**The task:** Look through the data below and output, unchanged, every line from the one holding "Output the web" through the one holding "const barTicks = [0, 1, 2, 3, 4, 5, 6, 7, 8];", inclusive. Skip the pictures.

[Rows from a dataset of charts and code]
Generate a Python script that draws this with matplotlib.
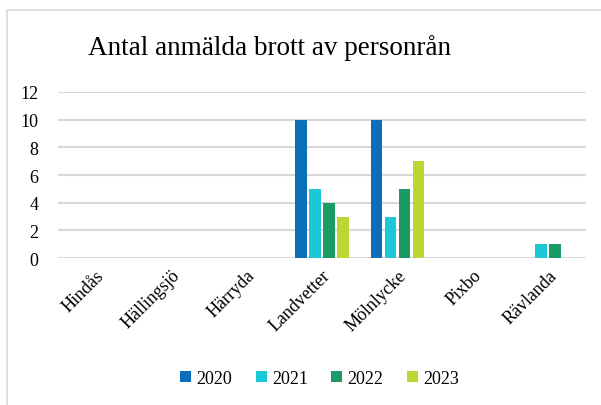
import numpy as np
import matplotlib.pyplot as plt
from matplotlib.patches import Rectangle

plt.rcParams['font.family'] = ['Liberation Serif', 'DejaVu Serif']

orter = ['Hindås', 'Hällingsjö', 'Härryda', 'Landvetter', 'Mölnlycke', 'Pixbo', 'Rävlanda']
ar = ['2020', '2021', '2022', '2023']
v2020 = [0, 0, 0, 10, 10, 0, 0]
v2021 = [0, 0, 0, 5, 3, 0, 1]
v2022 = [0, 0, 0, 4, 5, 0, 1]
v2023 = [0, 0, 0, 3, 7, 0, 0]
farger = ['#0A6EB8', '#1CC8D6', '#1A9A64', '#BCD634']

fig = plt.figure(figsize=(6.01, 4.06), dpi=100)
ax = fig.add_axes([0.0965, 0.362, 0.8785, 0.409])

# light frame of the chart area (only top/left visible)
fig.patches.append(Rectangle((7 / 601, -0.1), 1.2, 1.1 - 11 / 406, transform=fig.transFigure,
                             fill=False, edgecolor='#D9D9D9', linewidth=1.2))

x = np.arange(len(orter))
steg = 0.186
bredd = 0.155
for i, (serie, f) in enumerate(zip([v2020, v2021, v2022, v2023], farger)):
    ax.bar(x + (i - 1.5) * steg, serie, width=bredd, color=f, label=ar[i], zorder=3)

ax.set_xlim(-0.5, len(orter) - 0.5)
ax.set_ylim(0, 12)
ax.set_yticks(range(0, 13, 2))
ax.yaxis.grid(True, color='#D9D9D9', linewidth=1.5, zorder=0)
ax.set_axisbelow(True)
for s in ax.spines.values():
    s.set_visible(False)
ax.tick_params(axis='both', length=0, labelsize=13, pad=6)
ax.tick_params(axis='y', pad=14)
ax.set_xticks(x)
ax.set_xticklabels(orter, rotation=45, ha='right', rotation_mode='anchor')

fig.text(0.449, 0.882, 'Antal anmälda brott av personrån', ha='center', va='center', fontsize=19.5)

fig.legend(loc='center', bbox_to_anchor=(0.532, 0.065), ncol=4, frameon=False,
           prop={'family': 'Liberation Serif', 'size': 13},
           handlelength=0.6, handleheight=0.6, handletextpad=0.3, columnspacing=1.3)

fig.savefig('out.png', dpi=100)
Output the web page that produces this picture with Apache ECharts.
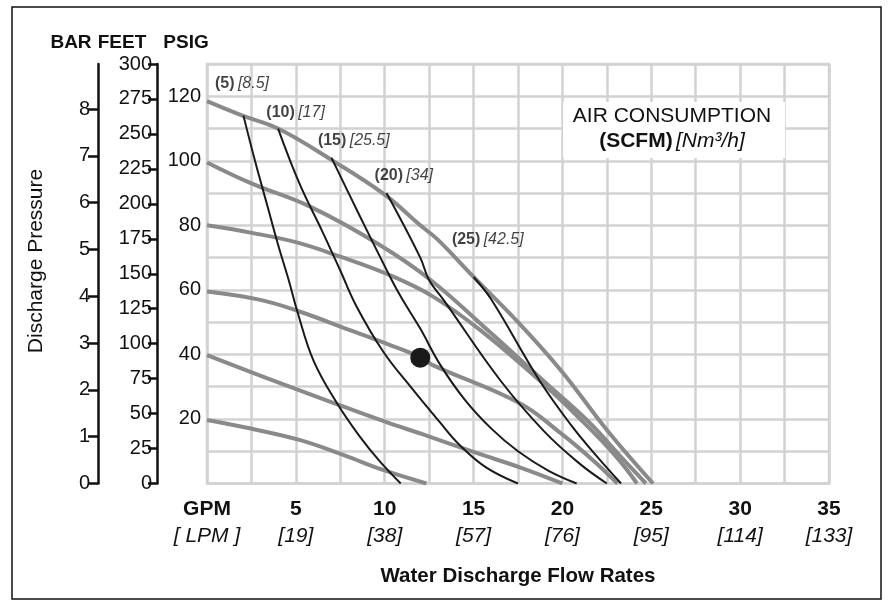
<!DOCTYPE html>
<html>
<head>
<meta charset="utf-8">
<script src="https://cdn.jsdelivr.net/npm/echarts@6/dist/echarts.min.js"></script>
<style>html,body{margin:0;padding:0;background:#fff}#c{width:891px;height:609px}</style>
</head>
<body>
<div id="c"></div>
<script>
// ---- axis ticks / labels ----
const gpmTicks = [0, 5, 10, 15, 20, 25, 30, 35];
const lpmLabels = ['[ LPM ]', '[19]', '[38]', '[57]', '[76]', '[95]', '[114]', '[133]'];
const barTicks = [0, 1, 2, 3, 4, 5, 6, 7, 8];

// ---- air inlet pressure curves (gray): GPM, PSIG ----
const g120x = [0, 2, 4, 7, 10, 12, 13, 15, 17.5, 20, 22.5, 25.1];
const g120y = [118.5, 114, 110, 100.3, 89.5, 80, 75.5, 64, 50, 34.5, 16.6, 0];
const g100x = [0, 2.5, 5.8, 9.7, 12.6, 15.9, 19.1, 21.5, 23.5, 24.7];
const g100y = [99.5, 93, 85.8, 74, 63, 47, 31, 19, 7, 0];
const g80x = [0, 2.6, 5.2, 7.5, 10.1, 12.7, 15.5, 18.7, 21, 23, 24.2];
const g80y = [80, 77.6, 74.5, 70.3, 65, 58, 47, 32, 20, 8.5, 0];
const g60x = [0, 3, 5.2, 8, 10.3, 12, 12.7, 17.6, 19.9, 21.7, 23.1];
const g60y = [59.5, 56.9, 53.3, 47.6, 42.9, 39.1, 36.7, 24.9, 15.6, 7.3, 0];
const g40x = [0, 3.4, 7.1, 10.1, 12, 15.2, 17.6, 20];
const g40y = [39.8, 32.6, 25, 19, 15.5, 9.4, 5, 0];
const g20x = [0, 2.4, 5.2, 7.7, 9.9, 12.35];
const g20y = [19.7, 17.1, 13.5, 8.8, 4.2, 0];

// ---- air consumption curves (black): GPM, PSIG ----
const a5x = [2.05, 2.7, 3.4, 4.0, 4.6, 5.1, 6.0, 7.3, 8.6, 9.7, 10.9];
const a5y = [114, 100, 86, 74, 63, 53, 38, 25, 14.5, 7, 0];
const a10x = [4.0, 5.2, 6.5, 7.5, 8.4, 9.9, 11.6, 13.1, 14.2, 15.7, 17.5];
const a10y = [110, 93, 78, 66, 55, 41, 29, 19, 12, 5, 0];
const a15x = [7.0, 8.5, 10.4, 11.0, 12.0, 13.1, 14.5, 16, 17.5, 19.2, 20.8];
const a15y = [101, 84, 63, 57, 48, 37, 26, 17, 10, 4, 0];
const a20x = [10.1, 12, 12.5, 13.3, 16.5, 19, 21, 22.5];
const a20y = [90, 70, 63, 57, 32, 16, 6, 0];
const a25x = [15.0, 16, 18.7, 20.5, 22, 23.3];
const a25y = [64, 57, 32, 18, 8, 0];

// ---- curve labels ----
const scfmLabels = ['(5)', '(10)', '(15)', '(20)', '(25)'];
const nm3Labels = ['[8.5]', '[17]', '[25.5]', '[34]', '[42.5]'];
const labelX = [0.45, 3.34, 6.24, 9.43, 13.78];
const labelY = [123.8, 115.0, 106.2, 95.4, 75.5];

// ---- example point ----
const dotX = [12];
const dotY = [39];

const FONT = 'Liberation Sans, Arial, sans-serif';
const zip = (xs, ys) => xs.map((x, i) => [x, ys[i]]);

const grayCurves = [[g120x, g120y], [g100x, g100y], [g80x, g80y], [g60x, g60y], [g40x, g40y], [g20x, g20y]];
const blackCurves = [[a5x, a5y], [a10x, a10y], [a15x, a15y], [a20x, a20y], [a25x, a25y]];

const series = [];
grayCurves.forEach(c => series.push({
  type: 'line', data: zip(c[0], c[1]), smooth: 0.4, symbol: 'none',
  lineStyle: { color: '#8a8a8a', width: 4 }, z: 3, silent: true
}));
blackCurves.forEach(c => series.push({
  type: 'line', data: zip(c[0], c[1]), smooth: 0.4, symbol: 'none',
  lineStyle: { color: '#1a1a1a', width: 2 }, z: 4, silent: true
}));
series.push({
  type: 'scatter', data: zip(dotX, dotY), symbolSize: 20,
  itemStyle: { color: '#1a1a1a', opacity: 1 }, z: 6, silent: true
});
series.push({
  type: 'scatter', symbolSize: 0, z: 7, silent: true,
  data: labelX.map((x, i) => ({ value: [x, labelY[i]], name: i })),
  label: {
    show: true, position: 'right', distance: 0,
    formatter: p => '{b|' + scfmLabels[p.data.name] + '} {i|' + nm3Labels[p.data.name] + '}',
    rich: {
      b: { fontFamily: FONT, fontWeight: 'bold', fontSize: 16, color: '#111' },
      i: { fontFamily: FONT, fontStyle: 'italic', fontSize: 16, color: '#111' }
    }
  }
});

const chart = echarts.init(document.getElementById('c'), null, { renderer: 'canvas' });
chart.setOption({
  backgroundColor: '#fff',
  animation: false,
  grid: { left: 207, top: 64, width: 622, height: 419.5, show: true, borderColor: '#d2d2d2', borderWidth: 2.5, backgroundColor: '#fff' },
  xAxis: {
    type: 'value', min: 0, max: 35, interval: 2.5,
    axisLine: { show: false }, axisTick: { show: false },
    splitLine: { show: true, lineStyle: { color: '#d2d2d2', width: 2.5 } },
    axisLabel: {
      margin: 12, color: '#111',
      formatter: v => {
        const k = gpmTicks.indexOf(v);
        if (k < 0) return '';
        return '{b|' + (k === 0 ? 'GPM' : v) + '}\n{i|' + lpmLabels[k] + '}';
      },
      rich: {
        b: { fontFamily: FONT, fontWeight: 'bold', fontSize: 21, lineHeight: 27, color: '#111' },
        i: { fontFamily: FONT, fontStyle: 'italic', fontSize: 21, lineHeight: 27, color: '#111' }
      }
    },
    name: 'Water Discharge Flow Rates', nameLocation: 'middle', nameGap: 82,
    nameTextStyle: { fontFamily: FONT, fontWeight: 'bold', fontSize: 20.5, color: '#111' }
  },
  yAxis: [
    {
      type: 'value', min: 0, max: 130, interval: 10, position: 'left',
      axisLine: { show: false }, axisTick: { show: false },
      splitLine: { show: true, lineStyle: { color: '#d2d2d2', width: 2.5 } },
      axisLabel: {
        margin: 6, fontFamily: FONT, fontSize: 20, color: '#111',
        formatter: v => (v > 0 && v % 20 === 0) ? String(v) : ''
      }
    },
    {
      type: 'value', min: 0, max: 300, interval: 25, position: 'left', offset: 50,
      axisLine: { show: true, lineStyle: { color: '#111', width: 2.5 } },
      axisTick: { show: true, length: 9, lineStyle: { color: '#111', width: 2.5 } },
      splitLine: { show: false },
      axisLabel: { margin: 5, fontFamily: FONT, fontSize: 20, color: '#111' }
    },
    {
      type: 'value', min: 0, max: 130 / 14.5038, position: 'left', offset: 109,
      axisLine: { show: true, lineStyle: { color: '#111', width: 2.5 } },
      axisTick: { show: true, length: 10, customValues: barTicks, lineStyle: { color: '#111', width: 2.5 } },
      splitLine: { show: false },
      axisLabel: { margin: 8, fontFamily: FONT, fontSize: 20, color: '#111', customValues: barTicks }
    }
  ],
  graphic: [
    { type: 'rect', shape: { x: 12, y: 7, width: 869, height: 592 }, style: { fill: 'none', stroke: '#111', lineWidth: 1.5 }, z: 100, silent: true },
    { type: 'text', x: 71, y: 43, style: { text: 'BAR', font: 'bold 19px ' + FONT, fill: '#111', textAlign: 'center', textVerticalAlign: 'middle' }, z: 100 },
    { type: 'text', x: 122, y: 43, style: { text: 'FEET', font: 'bold 19px ' + FONT, fill: '#111', textAlign: 'center', textVerticalAlign: 'middle' }, z: 100 },
    { type: 'text', x: 186, y: 43, style: { text: 'PSIG', font: 'bold 19px ' + FONT, fill: '#111', textAlign: 'center', textVerticalAlign: 'middle' }, z: 100 },
    { type: 'text', x: 36, y: 261, rotation: Math.PI / 2, style: { text: 'Discharge Pressure', font: '21px ' + FONT, fill: '#111', textAlign: 'center', textVerticalAlign: 'middle' }, z: 100 },
    { type: 'rect', shape: { x: 563, y: 102, width: 222, height: 56 }, style: { fill: '#fff' }, z: 50, silent: true },
    { type: 'text', x: 672, y: 116, style: { text: 'AIR CONSUMPTION', font: '21px Liberation Sans Narrow, ' + FONT, fill: '#111', textAlign: 'center', textVerticalAlign: 'middle' }, z: 100 },
    { type: 'text', x: 672, y: 141, style: {
        text: '{b|(SCFM)} {i|[Nm³/h]}', textAlign: 'center', textVerticalAlign: 'middle',
        rich: {
          b: { fontFamily: 'Liberation Sans Narrow, ' + FONT, fontWeight: 'bold', fontSize: 21, fill: '#111', color: '#111' },
          i: { fontFamily: 'Liberation Sans Narrow, ' + FONT, fontStyle: 'italic', fontSize: 21, fill: '#111', color: '#111' }
        } }, z: 100 }
  ],
  series: series
});
</script>
</body>
</html>
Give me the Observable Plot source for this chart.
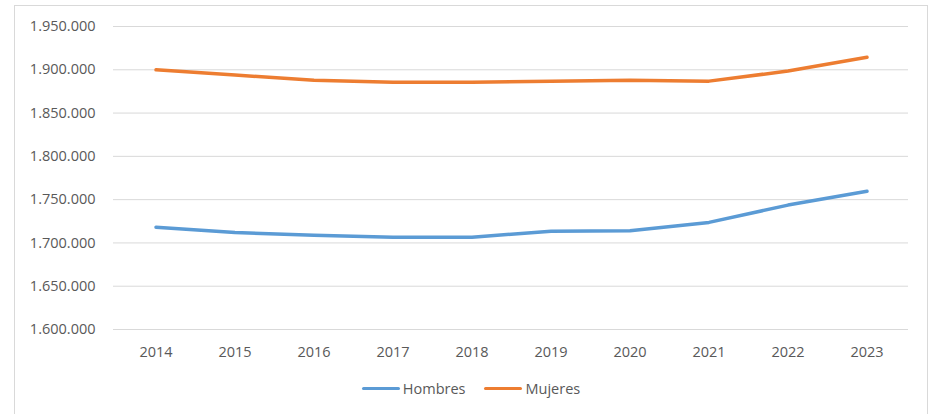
<!DOCTYPE html>
<html>
<head>
<meta charset="utf-8">
<script src="https://cdn.jsdelivr.net/npm/d3@7"></script>
<script src="https://cdn.jsdelivr.net/npm/@observablehq/plot@0.6"></script>
<style>
  html, body { margin: 0; padding: 0; background: #fff; width: 931px; height: 414px; overflow: hidden; }
  #frame { position: absolute; left: 14px; top: 5px; width: 912px; height: 430px; border: 1px solid #d9d9d9; background: #fff; }
  #chart svg { display: block; }
  #legend { display: flex; justify-content: center; align-items: center; margin-top: 13px; font-family: "Open Sans", sans-serif; font-size: 14.5px; color: #595959; padding-left: 0px; }
  .item { display: flex; align-items: center; }
  .sw { width: 38px; height: 3.5px; border-radius: 2px; margin-right: 3px; }
  .item + .item { margin-left: 19px; }
</style>
</head>
<body>
<div id="frame">
  <div id="chart"></div>
  <div id="legend"></div>
</div>
<script>
const years = ["2014","2015","2016","2017","2018","2019","2020","2021","2022","2023"];
const hombres = [1718200, 1712000, 1709000, 1706600, 1706600, 1713500, 1714000, 1723700, 1743700, 1759600];
const mujeres = [1900000, 1893900, 1888000, 1885700, 1885700, 1886900, 1888000, 1886900, 1898500, 1914400];
const seriesNames = ["Hombres", "Mujeres"];
const seriesColors = ["#5B9BD5", "#ED7D31"];
const yTicks = [1600000, 1650000, 1700000, 1750000, 1800000, 1850000, 1900000, 1950000];

const data = [
  ...years.map((y, i) => ({year: y, value: hombres[i], serie: seriesNames[0]})),
  ...years.map((y, i) => ({year: y, value: mujeres[i], serie: seriesNames[1]}))
];

const fmt = d3.formatLocale({decimal: ",", thousands: ".", grouping: [3], currency: ["", " €"]}).format(",");

const chart = Plot.plot({
  width: 912,
  height: 360,
  marginLeft: 98,
  marginRight: 19,
  marginTop: 20,
  marginBottom: 37,
  style: {fontFamily: "'Open Sans', sans-serif", fontSize: "14.5px", color: "#595959", background: "#fff"},
  x: {type: "band", domain: years, padding: 0, label: null, tickSize: 0, tickPadding: 17},
  y: {domain: [1600000, 1950000], ticks: yTicks, tickFormat: fmt, label: null, tickSize: 0, tickPadding: 18},
  color: {domain: seriesNames, range: seriesColors},
  marks: [
    Plot.ruleY(yTicks, {stroke: "#d9d9d9", strokeWidth: 1}),
    Plot.line(data, {x: "year", y: "value", z: "serie", stroke: "serie", strokeWidth: 3.5, strokeLinecap: "round", strokeLinejoin: "round"})
  ]
});
document.getElementById("chart").appendChild(chart);

const legend = document.getElementById("legend");
seriesNames.forEach((n, i) => {
  const it = document.createElement("div");
  it.className = "item";
  const sw = document.createElement("div");
  sw.className = "sw";
  sw.style.background = seriesColors[i];
  const t = document.createElement("span");
  t.textContent = n;
  it.appendChild(sw); it.appendChild(t);
  legend.appendChild(it);
});
</script>
</body>
</html>
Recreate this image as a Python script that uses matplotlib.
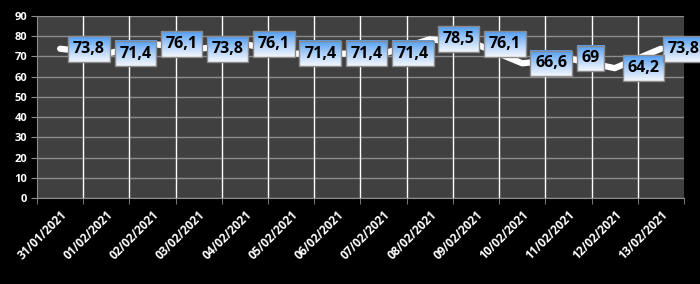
import numpy as np
import matplotlib
matplotlib.use('Agg')
import matplotlib.pyplot as plt
from matplotlib.colors import LinearSegmentedColormap

plt.rcParams['font.family'] = ['Open Sans', 'DejaVu Sans']

# data
dates = ['31/01/2021', '01/02/2021', '02/02/2021', '03/02/2021', '04/02/2021',
         '05/02/2021', '06/02/2021', '07/02/2021', '08/02/2021', '09/02/2021',
         '10/02/2021', '11/02/2021', '12/02/2021', '13/02/2021']
values = [73.8, 71.4, 76.1, 73.8, 76.1, 71.4, 71.4, 71.4, 78.5, 76.1, 66.6, 69, 64.2, 73.8]
labels = ['73,8', '71,4', '76,1', '73,8', '76,1', '71,4', '71,4', '71,4',
          '78,5', '76,1', '66,6', '69', '64,2', '73,8']

fig = plt.figure(figsize=(7, 2.84), dpi=100, facecolor='black')
ax = fig.add_axes([37/700, 1-198/284, 647/700, 182/284])
ax.set_facecolor('#404040')

x = np.arange(len(values))
ax.plot(x, values, color='white', lw=4.5, solid_joinstyle='round',
        solid_capstyle='round', zorder=3)

ax.set_xlim(-0.5, len(values) - 0.5)
ax.set_ylim(0, 90)
ax.set_yticks(range(0, 91, 10))
ax.yaxis.grid(True, color='#8c8c8c', lw=1)
# vertical white lines between categories
for b in np.arange(0.5, len(values) - 0.5, 1):
    ax.axvline(b, color='white', lw=1, zorder=1)
ax.set_axisbelow(True)

ax.set_xticks(np.arange(-0.5, len(values), 1), minor=True)
ax.set_xticks(x)
ax.set_xticklabels(dates, rotation=45, ha='right', rotation_mode='anchor',
                   color='white', fontsize=8.5, fontweight='bold')
ax.tick_params(axis='x', which='major', length=0, pad=7)
ax.tick_params(axis='x', which='minor', length=4, color='#8c8c8c', direction='out')
ax.tick_params(axis='y', length=4, color='#8c8c8c', labelcolor='white',
               labelsize=8, pad=3)
for t in ax.get_yticklabels():
    t.set_fontweight('bold')

for s in ['top', 'right']:
    ax.spines[s].set_visible(False)
for s in ['left', 'bottom']:
    ax.spines[s].set_color('#8c8c8c')

# data labels with gradient boxes
texts = []
for i, (xi, v, lab) in enumerate(zip(x, values, labels)):
    dx = 13 if i < len(values) - 1 else 7
    t = ax.annotate(lab, (xi, v), xytext=(dx, 0), textcoords='offset pixels',
                    ha='left', va='center', fontsize=11.5, fontweight='bold', color='black',
                    bbox=dict(boxstyle='square,pad=0.3', fc='none', ec='#8a8a8a', lw=1),
                    zorder=6, annotation_clip=False)
    texts.append(t)

fig.canvas.draw()
cmap = LinearSegmentedColormap.from_list('g', ['#4f9cf2', '#a9cdf7', '#f4f7fd'])
grad = np.linspace(0, 1, 64).reshape(-1, 1)
inv = ax.transData.inverted()
for t in texts:
    bb = t.get_bbox_patch().get_window_extent()
    (x0, y0) = inv.transform((bb.x0, bb.y0))
    (x1, y1) = inv.transform((bb.x1, bb.y1))
    ax.imshow(grad, cmap=cmap, extent=(x0, x1, y0, y1), origin='upper', aspect='auto',
              zorder=5, clip_on=False, interpolation='bilinear')
ax.set_xlim(-0.5, len(values) - 0.5)
ax.set_ylim(0, 90)

fig.savefig('out.png', dpi=100, facecolor='black')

**Written response:**
Output the web page that produces this picture with Apache ECharts.
<!DOCTYPE html>
<html>
<head>
<meta charset="utf-8">
<script src="https://cdn.jsdelivr.net/npm/echarts@6/dist/echarts.min.js"></script>
<style>html,body{margin:0;padding:0;background:#fff}#c{width:891px;height:609px}</style>
</head>
<body>
<div id="c"></div>
<script>
// ---- axis ticks / labels ----
const gpmTicks = [0, 5, 10, 15, 20, 25, 30, 35];
const lpmLabels = ['[ LPM ]', '[19]', '[38]', '[57]', '[76]', '[95]', '[114]', '[133]'];
const barTicks = [0, 1, 2, 3, 4, 5, 6, 7, 8];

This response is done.